The current forms of populism present a number of challenges to democracy, human rights and constitutionalism. How should the human rights community respond to the challenges posed by populism? A number of populist demagogues in America, Asia, Europe and Africa have spoken and continue to speak against human rights in their campaigns for political office. That, notwithstanding, such populists often have the support of the electorate and are elected to public office. Is this, perhaps, a sign that the human rights project has failed to deliver on its promises? Ours was once described as a human rights age, the question now is whether the human rights project is losing its edge. Is there a legal obligation on states to exclude candidates like Donald Trump from running for public office in the first place? How should states and the human rights community at large respond to unconstitutional “popular coups”?
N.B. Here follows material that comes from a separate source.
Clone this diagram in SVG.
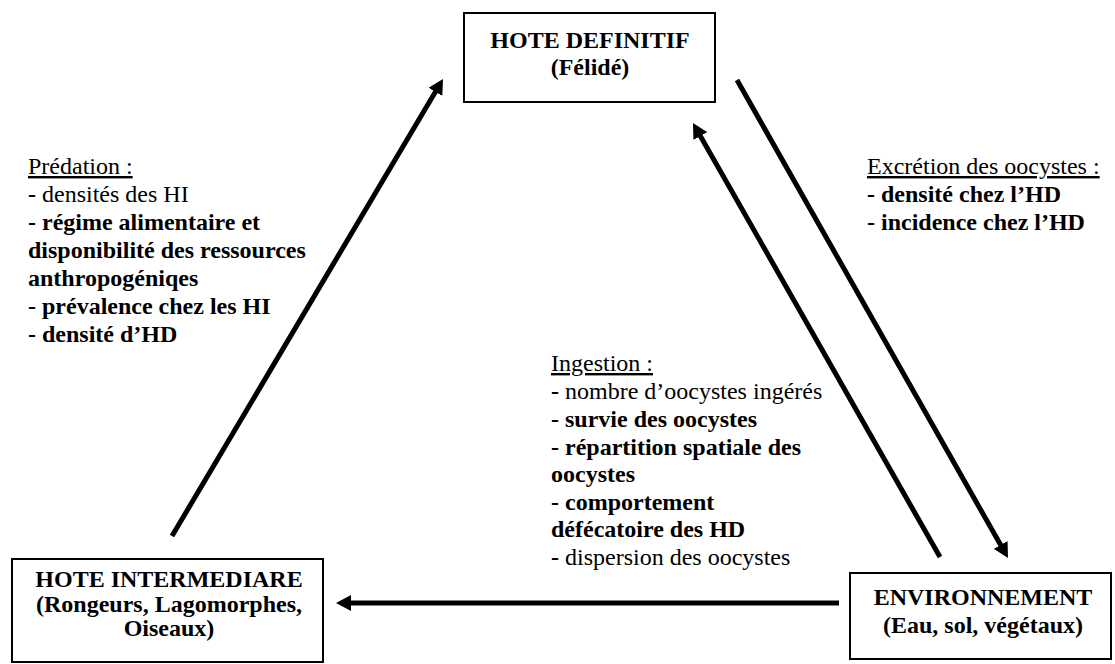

The discussion will be facilitated by Prof Leslie Green.
Following the event there will be a sandwich lunch. All welcome.
- Dr Thompson Chengeta is a Fellow at the South African Research Chair in International Law, University of Johannesburg (UJ), Adjunct Senior Lecturer at MSU and a Non-Resident Fellow at the Institute of International and Comparative Law in Africa, UP. Thompson currently serves as an expert member of the International Panel on the Regulation of Autonomous Weapons – an independent and interdisciplinary panel of international experts working in the framework of the UN Convention on Certain Conventional Weapons.
- Prof Leslie Green is Professor of the Philosophy of Law and a Fellow of Balliol College.